動物化するポストモダン

動物化するポストモダン オタクから見た日本社会 (講談社現代新書)

動物化するポストモダン オタクから見た日本社会 (講談社現代新書)

 まあ、有名な本だよな。内容を簡単にまとめる。
 物語の享受の仕方より、社会の変化を見つめていく。
 近代の世界像はツリー型であり、ポストモダンの世界像はデータベース型である。つまり、近代の世界像では、深層の部分に大きな物語が、表層の部分に小さな物語が存在する。僕たちは、小さな物語を突破して、大きな物語に到達していた。一方、ポストモダンの世界像では、大きな物語はもはや存在しない。深層の部分には、物語の要素をなすデータベースが存在する。例えば、「ツンデレ」や「密室」や「難病」などが、それにあたる。そして表層の部分には、そのデータベースを基にして作られた同人誌のような物語が存在する。本書では、このポストモダンの物語をシミュラークルと呼ぶ。近代的な世界像が映画的なものだとすると、後者はインターネットの検索エンジン的なものであろう。ポストモダンの僕たちは、シミュラークルとなった小さな物語を消費するのと同時に、大きな非物語であるデータベースを相対的に消費する段階となっている。70年代に大きな物語が喪失して、80年代にはそれを捏造する段階に移った。そして90年代には、捏造することすらも放棄して、データベース自体を欲望する段階を迎えた。
 この小さな物語への欲望と、データベースである大きな非物語への欲望の乖離的構造こそ、ポストモダンの世界像の特徴である。本書では、この時代の変化を「動物化」と名づける。

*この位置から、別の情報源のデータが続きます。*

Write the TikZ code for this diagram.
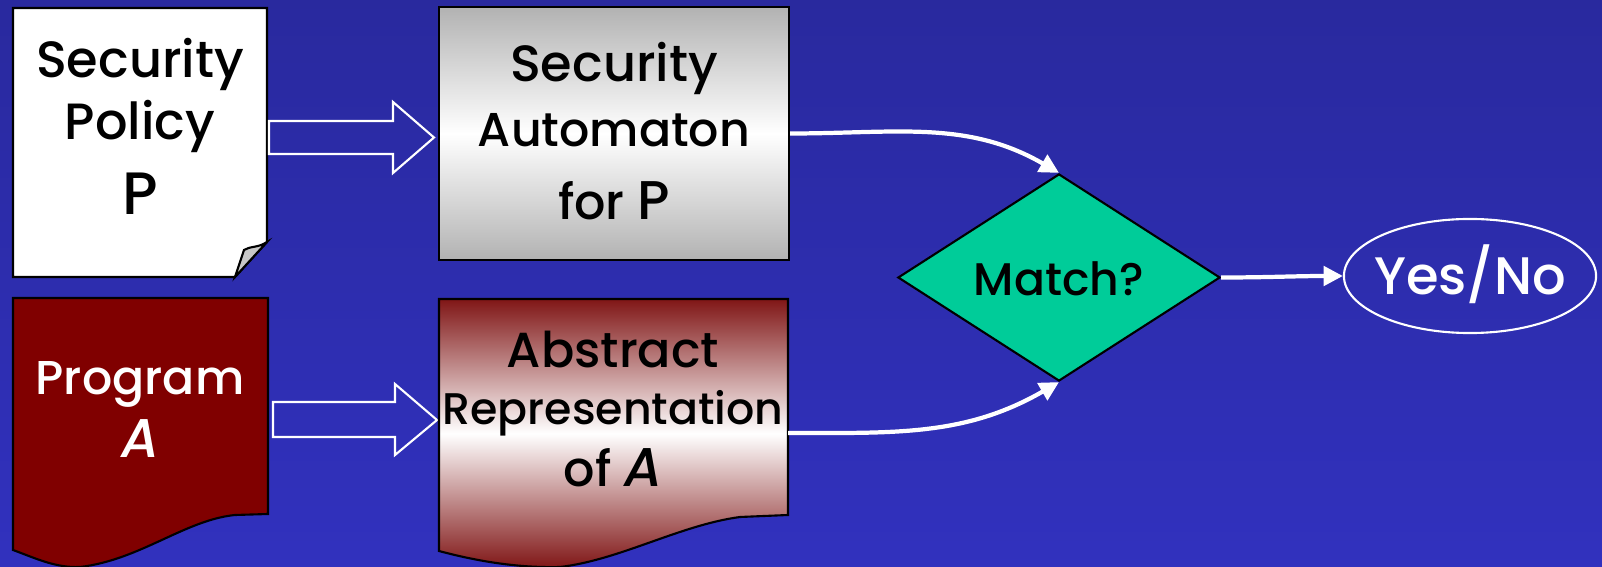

*1 僕たちは、すでに間主観的な欲望を必要とせず、自分の好むデータベースへ向かって、単純に欲望している。そしてそのことによって欠如される社会性を埋めるため、もてはやされるようになったのが、「泣きゲー」や、わかりやすく感動しやすい「純愛もの」の隆盛である。ポストモダンの僕たちは、小さな物語を突破して大きな物語に感動することは出来ない。そのため物語を実感するためには、小さな物語への比重がとても大きくなる。結果、わかりやすい感動的な物語が歓迎されるようになる。

*1:人間は、他者の欲望を欲望するものだとされる。人間の欲望とは、他者の存在を必然とする、間主観的なものである。「動物化」とは 、そのような間主観的な構造が消え、各人それぞれが、欠乏から満足へ向かう回路の中で閉じてしまう状態のことをいう。